20 December 2012

Hobbit postmortem

...or "All good stories deserve embellishment" (Ian Mckellen)

So I've had about enough of The Hobbit to last me a year. Here's what I've been doing hobbit-wise over the last couple of weeks:

On Dec. 10th, I hosted a "Riddles in the Dark Predictions Game" at LCCC, using The Tolkien Professor's "Riddles in the Dark" predictions grid. I had been listening to The Tolkien' Professor's hilarious, brilliant podcasts in preparation, which was quite a thorough Tolkien education. I recommend them most highly. He has also just published a brand-new book about The Hobbit, which basically presents the content of his Hobbit podcast in a smooth, professional format. It would make a great Christmas present!

 On Dec.13th-14th, I attend the midnight showing of The Hobbit with a few friends. This was wild fun (even though the movie isn't great).

Then I sat in a diner all night and wrote my two reviews.
My first review is in Curator, and it focuses mostly on the texts that get drawn into the story.
My second review is in Comment, and it is more of a cultural analysis of Hobbit-as-adaptation. Your thoughts on both of these are welcome.
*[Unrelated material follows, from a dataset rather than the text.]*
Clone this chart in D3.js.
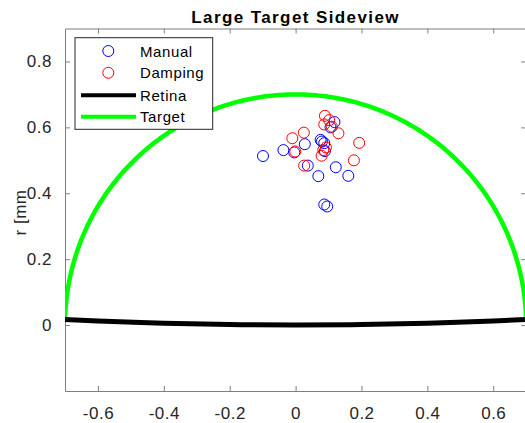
<!DOCTYPE html>
<html>
<head>
<meta charset="utf-8">
<script src="https://cdn.jsdelivr.net/npm/d3@7"></script>
<style>
  html, body { margin: 0; padding: 0; background: #fff; }
  svg { display: block; font-family: "Liberation Sans", Arial, sans-serif; }
</style>
</head>
<body>
<svg id="chart" width="525" height="423"></svg>
<script>
// Eye positions (lateral x, radial r in mm) for the two procedures
const manualX  = [-0.099, -0.037, -0.004, 0.028, 0.037, 0.069, 0.076, 0.080, 0.087, 0.089, 0.118, 0.106, 0.122, 0.160, 0.087, 0.096];
const manualR  = [ 0.513,  0.531,  0.524, 0.549, 0.484, 0.452, 0.562, 0.557, 0.552, 0.528, 0.616, 0.600, 0.479, 0.453, 0.366, 0.360];
const dampingX = [-0.010, 0.025, -0.001, 0.026, 0.089, 0.102, 0.087, 0.110, 0.130, 0.092, 0.084, 0.079, 0.193, 0.177];
const dampingR = [ 0.567, 0.584,  0.527, 0.484, 0.635, 0.622, 0.609, 0.602, 0.582, 0.539, 0.531, 0.514, 0.553, 0.500];

// Retina surface profile
const retinaX = [-0.7, -0.6, -0.4, -0.2, 0, 0.2, 0.4, 0.6, 0.7];
const retinaR = [0.017, 0.0125, 0.0055, 0.0015, 0, 0.0015, 0.0055, 0.0125, 0.017];

// Target hemisphere
const targetRadius = 0.7;
const targetBase = 0.025;

const xTicks = [-0.6, -0.4, -0.2, 0, 0.2, 0.4, 0.6];
const yTicks = [0, 0.2, 0.4, 0.6, 0.8];
const xDomain = [-0.7, 0.7];
const yDomain = [-0.2, 0.9];

const legendItems = [
  { label: "Manual",  kind: "marker", color: "#0000ff" },
  { label: "Damping", kind: "marker", color: "#ff0000" },
  { label: "Retina",  kind: "line",   color: "#000000" },
  { label: "Target",  kind: "line",   color: "#00ff00" }
];

const svg = d3.select("#chart");
const plotLeft = 65, plotRight = 526.2, plotTop = 28.5, plotBottom = 391;

const x = d3.scaleLinear().domain(xDomain).range([plotLeft, plotRight]);
const y = d3.scaleLinear().domain(yDomain).range([plotBottom, plotTop]);

svg.append("defs").append("clipPath").attr("id", "plotClip")
  .append("rect").attr("x", plotLeft).attr("y", plotTop)
  .attr("width", plotRight - plotLeft).attr("height", plotBottom - plotTop);

const axisColor = "#7f7f7f";
const textColor = "#262626";
const tickLabel = d => String(d);   // plain hyphen-minus for negatives

// Box axes with inward ticks
function styleAxis(g) {
  g.selectAll("path.domain").attr("stroke", axisColor).attr("stroke-width", 1);
  g.selectAll(".tick line").attr("stroke", axisColor).attr("stroke-width", 1);
  g.selectAll(".tick text").attr("fill", textColor)
    .style("font-size", "17px").style("letter-spacing", "0.5px");
}

const xAxis = svg.append("g").attr("transform", `translate(0,${plotBottom})`)
  .call(d3.axisBottom(x).tickValues(xTicks).tickSizeInner(-5).tickSizeOuter(0)
        .tickPadding(20).tickFormat(tickLabel));
styleAxis(xAxis);
xAxis.selectAll(".tick text").attr("dy", "0.45em");

const xTop = svg.append("g").attr("transform", `translate(0,${plotTop})`)
  .call(d3.axisTop(x).tickValues(xTicks).tickSizeInner(-5).tickSizeOuter(0).tickFormat(""));
styleAxis(xTop);

const yAxis = svg.append("g").attr("transform", `translate(${plotLeft},0)`)
  .call(d3.axisLeft(y).tickValues(yTicks).tickSizeInner(-5).tickSizeOuter(0)
        .tickPadding(13).tickFormat(tickLabel));
styleAxis(yAxis);

const yRight = svg.append("g").attr("transform", `translate(${plotRight},0)`)
  .call(d3.axisRight(y).tickValues(yTicks).tickSizeInner(-5).tickSizeOuter(0).tickFormat(""));
styleAxis(yRight);

// Data layer
const plot = svg.append("g").attr("clip-path", "url(#plotClip)");

plot.selectAll("circle.manual").data(d3.zip(manualX, manualR)).join("circle")
  .attr("class", "manual")
  .attr("cx", d => x(d[0])).attr("cy", d => y(d[1])).attr("r", 5.5)
  .attr("fill", "none").attr("stroke", "#0000ff").attr("stroke-width", 1);

plot.selectAll("circle.damping").data(d3.zip(dampingX, dampingR)).join("circle")
  .attr("class", "damping")
  .attr("cx", d => x(d[0])).attr("cy", d => y(d[1])).attr("r", 5.5)
  .attr("fill", "none").attr("stroke", "#ff0000").attr("stroke-width", 1);

plot.append("path")
  .datum(d3.zip(retinaX, retinaR))
  .attr("d", d3.line().x(d => x(d[0])).y(d => y(d[1])).curve(d3.curveCatmullRom))
  .attr("fill", "none").attr("stroke", "#000").attr("stroke-width", 5);

// Target arc sampled over the hemisphere above the base
const a0 = Math.asin(targetBase / targetRadius);
const arcPts = d3.range(0, 181).map(i => {
  const a = a0 + (Math.PI - 2 * a0) * i / 180;
  return [targetRadius * Math.cos(a), targetRadius * Math.sin(a)];
});
plot.append("path")
  .datum(arcPts)
  .attr("d", d3.line().x(d => x(d[0])).y(d => y(d[1])))
  .attr("fill", "none").attr("stroke", "#00ff00").attr("stroke-width", 4.5);

// Title and axis label
svg.append("text")
  .attr("x", (plotLeft + plotRight) / 2).attr("y", 22.7)
  .attr("text-anchor", "middle")
  .style("font-size", "17px").style("font-weight", "bold").style("letter-spacing", "1.4px")
  .attr("fill", "#000")
  .text("Large Target Sideview");

svg.append("text")
  .attr("transform", "translate(26,212.5) rotate(-90)")
  .attr("text-anchor", "middle")
  .style("font-size", "17px").style("letter-spacing", "0.5px")
  .attr("fill", textColor)
  .text("r [mm");

// Legend
const lg = svg.append("g");
lg.append("rect").attr("x", 75).attr("y", 37.7).attr("width", 137.7).attr("height", 91.6)
  .attr("fill", "#fff").attr("stroke", "#262626").attr("stroke-width", 1);

const rowY = [51, 72.8, 95.3, 116.8];
legendItems.forEach((item, i) => {
  const cy = rowY[i];
  if (item.kind === "marker") {
    lg.append("circle").attr("cx", 108.3).attr("cy", cy).attr("r", 5.5)
      .attr("fill", "none").attr("stroke", item.color).attr("stroke-width", 1);
  } else {
    lg.append("line").attr("x1", 81).attr("x2", 136).attr("y1", cy).attr("y2", cy)
      .attr("stroke", item.color).attr("stroke-width", 4);
  }
  lg.append("text").attr("x", 140).attr("y", cy + 5.6)
    .style("font-size", "15px").style("letter-spacing", "0.6px")
    .attr("fill", "#000")
    .text(item.label);
});
</script>
</body>
</html>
Then on Dec. 17th, I offered a lecture on Tolkien to my students at Penn State (Lehigh Valley). Here is the video of my lecture. I hope you find it informative.

Then I took my students and others -- for a total of 222 people! (twice eleventy-one) to see the film. That was delightful, and only a little chaotic.

But what about the movie? I'm really pretty sick of talking and writing about it, honestly. I'll watch the extended edition when it comes out. I'll take people to see then other two films when they come out. But, sigh. So not a masterpiece.

Except for five bits. These five bits were worth the price of the movie, and I could watch these sections endlessly, over and over:
1. The opening sequence, in which Bilbo narrates the history of the dwarves of Erebor
2. Elrond's reading of the moon runes (actually, all of Rivendell)
3. The "Riddles in the Dark" sequence with Gollum
4. The ride on the great eagles
5. The very end (thrush-->gold-->dragon's eye).
Martin Freeman is spectacular. Amazing. I hope he wins an Oscar. He and Andy Serkis, both. 

Oh, and the biggest disappointment? No Benedict Cumberbatch. We have to wait a whole year for his appearances as The Necromancer and as Smaug. Good thing we've got Star Trek
in between, since I'm already suffering Sherlock withdrawal.